This is a guest blog article, written by Attorney Hilary Jochmans, a Law On The Runway blog contributor. Thank you Hilary for your local D.C. insights!
On June 21, the United States Supreme Court struck down a century-old tenant of US trademark law ruling that it was a violation of the First Amendment’s Right to Free Speech.
At issue, was whether the Patent and Trademark Office (PTO) could deny registration of a mark that was “immoral” or “scandalous.” This is big news for the fashion industry where edgy, shocking, and racy are selling points.
In this historic intellectual property Supreme Court case, Iancu v. Brunetti, plaintiff-respondent Erik Brunetti, a provocative, internet-only fashion designer, appealed the USPTO denial of registration for the trademark, FUCT. This acronym stood for Friends You Can’t Trust, and each letter was to be pronounced separately, F-U-C-T. Brunetti said his brand was merely commenting on current political and societal issues.
The federal government argued the scandalous marks provision is facially constitutional under the Free Speech Clause of the 1stamendment and that it is not a restriction on free speech, but rather a requirement to receive a government benefit – a trademark. Brunetti could have continued to use the name FUCT in advertising or on the garments, just as an unregistered mark.
In 2017, the intellectual property specialty court, the US Court of Appeals for the Federal Circuit, ruled in Brunetti’s favor on his facial challenge to the “immoral and scandalous” bar. The Supreme Court agreed to hear the appeal as it often does when lower courts invalidate current federal law.
This case concerns a provision in the 1946 Lanham Act, which sets out procedures for obtaining a trademark and the rights it confers. An applicant can apply to the USPTO to record the mark and must provide a description of the good to receive the mark. The owner of a trademark commonly gives notice of the ownership through the use of the symbol, ®. While trademarks had been present in common law, the Lanham Act conferred a new level of government support for a mark.
Congress empowered the USPTO to refuse registration for several reasons, including if the mark is deceptive, contains a flag or includes the name of a living person, without their consent. Relevant to this case, is a provision that directs the USPTO to refuse registration of marks that are scandalous or immoral.

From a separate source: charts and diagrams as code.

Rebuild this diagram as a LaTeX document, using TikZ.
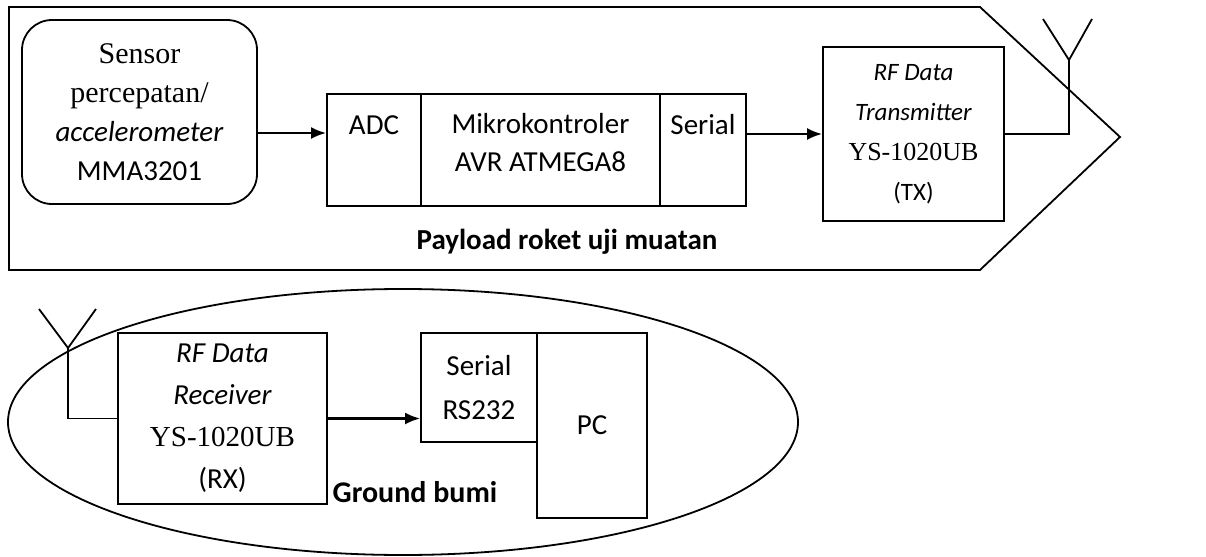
\documentclass[tikz,border=0pt]{standalone}
\usepackage{fontspec}
\setmainfont{Liberation Serif}
\newfontfamily\calibri{Carlito}
\usepackage{tikz}
\usetikzlibrary{arrows.meta}
\usetikzlibrary{shapes}

\begin{document}
\begin{tikzpicture}[x=0.5pt,y=-0.5pt,line width=0.9pt,
    box/.style={draw,rectangle,inner sep=0pt},
    sans/.style={font=\calibri\fontsize{14.5}{19}\selectfont},
    bold/.style={font=\calibri\bfseries\fontsize{14.5}{18}\selectfont},
    link/.style={-{Latex[length=7.5pt,width=6pt]},line width=1.1pt}]
        \useasboundingbox (0,0) rectangle (1206,557);

        % Draw the payload outline (rocket shape)
        \draw (9,7) -- (980,7) -- (1120,137) -- (980,270) -- (9,270) -- cycle;

        % Sensor box with rounded corners
        \node[box, rounded corners=15pt, minimum width=117.5pt, minimum height=92pt, align=center,
              font=\calibri\fontsize{14.5}{19.5}\selectfont] (sensor) at (139.5,112)
            {{\rmfamily\fontsize{15}{19.5}\selectfont Sensor}\\{\rmfamily\fontsize{15}{19.5}\selectfont percepatan/}\\\textit{accelerometer}\\MMA3201};

        % Microcontroller split into three parts
        \node[box, minimum width=47pt, minimum height=56pt] (adc) at (374,150) {};
        \node[box, minimum width=119.5pt, minimum height=56pt] (mcu) at (540.5,150) {};
        \node[box, minimum width=43pt, minimum height=56pt] (ser) at (703,150) {};
        \node[sans] (adctext) at (374,125) {ADC};
        \node[sans, align=center] (mcutext) at (540.5,143) {Mikrokontroler\\AVR ATMEGA8};
        \node[sans] (sertext) at (703,125) {Serial};

        % Transmitter
        \node[box, minimum width=90.5pt, minimum height=87pt, align=center,
              font=\calibri\fontsize{12.5}{20}\selectfont] (tx) at (913.5,134)
            {\textit{RF Data}\\\textit{Transmitter}\\{\rmfamily\fontsize{13}{20}\selectfont YS-1020UB}\\(TX)};

        % Transmitter antenna
        \coordinate (txant) at (1069,60);
        \draw (tx.east) -- (tx.east -| txant) -- (txant);
        \draw (1043,19) -- (txant) -- (1092,19);

        % Arrows in the payload
        \draw[link] ([yshift=-10.5pt]sensor.east) -- ([yshift=-10.5pt]sensor.east -| adc.west);
        \draw[link] (ser.east |- tx.west) -- (tx.west);

        \node[bold] (payload) at (567,242) {Payload roket uji muatan};

        % Draw the ground station outline
        \draw (403,422) ellipse [x radius=197.5pt, y radius=66.5pt];

        % Receiver
        \node[box, minimum width=104.5pt, minimum height=85.5pt, align=center,
              font=\calibri\fontsize{14.5}{21}\selectfont] (rx) at (222.5,418.5)
            {\textit{RF Data}\\\textit{Receiver}\\{\rmfamily YS-1020UB}\\(RX)};

        % Receiver antenna
        \coordinate (rxant) at (68,348);
        \draw (rx.west) -- (rx.west -| rxant) -- (rxant);
        \draw (39,309) -- (rxant) -- (96,309);

        % Serial port and PC
        \node[box, minimum width=58pt, minimum height=54.5pt, align=center,
              font=\calibri\fontsize{14.5}{22}\selectfont] (rs) at (479,387.5) {Serial\\RS232};
        \node[box, minimum width=55pt, minimum height=92.5pt, sans] (pc) at (592,425.5) {PC};

        % Arrow from receiver to serial port
        \draw[link] (rx.east) -- (rx.east -| rs.west);

        \node[font=\calibri\bfseries\fontsize{15}{18}\selectfont] (ground) at (415,492) {Ground bumi};
    \end{tikzpicture}
\end{document}
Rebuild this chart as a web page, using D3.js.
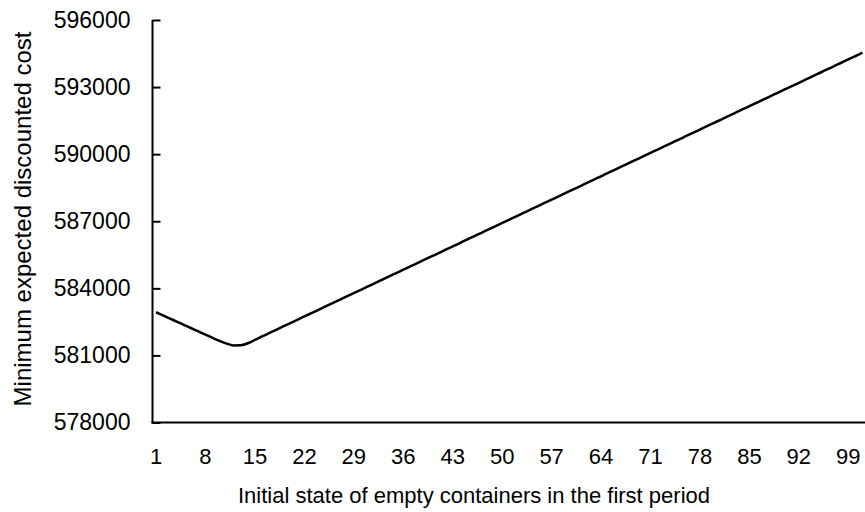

But, how is one to determine what is scandalous? There is no one solid definition. Is it based on societal mores? Those change over time as society changes. A century ago it might have been scandalous for a woman to reveal an ankle in a skirt or for a man to go out without a proper hat. Today, much more than an ankle protrudes from a skirt and men only wear hats to support their favorite sports team or school. The USPTO has relied on the definition of scandalous as that which is “shocking to the sense of truth, decency or propriety; disgraceful; offensive; disreputable;…giving offense to the conscience or moral feelings;…or calling out for condemnation.” Which begs the question –whose “sense of truth, decency, or propriety” must be offended? The USPTO says it’s a “substantial composite of the general public”. But, what is a “substantial composite?” One third of the general public? One half of the general public? And, who is the general public? People who would use the trademarked item? People over 18 years of age? There is ambiguity in the standard.
Ultimately, the Court did not have to decide what is “scandalous” but rather struck down the entire provision saying it is in violation of the 1stAmendment.
It is long held jurisprudence that the government cannot “penalize or disfavor or discriminate based on ideas or the viewpoints it conveys” said Justice Kagan. “The ban on ‘immoral’ and ‘scandalous’ does just that.” Justices Ginsburg, Thomas, Alito, Gorsuch, and Kavanaugh joined in the opinion.
So what will the future hold in this area of law?
Justice Alito, who sided with the majority, suggested Congress could tailor the provision to be constitutionally acceptable. However, do we really think in this political environment that Congress could ever agree on what is decent? As Justice John Marshall Harlan II said in another famous Supreme Court case involving clothing and curse words, “one man’s vulgarity is another’s lyric.”
Justice Sotomayor wrote that this Brunettidecision, “will beget unfortunate results…the government will have no statutory basis to refuse (and thus no choice but to begin) registering marks containing the most vulgar, profane or obscene words and images imaginable.” Will we see a rise in trademarked profanity pants, scandalous shirts and immoral intimates? I guess we will have to check the runways in the Fall Fashion Weeks to find out.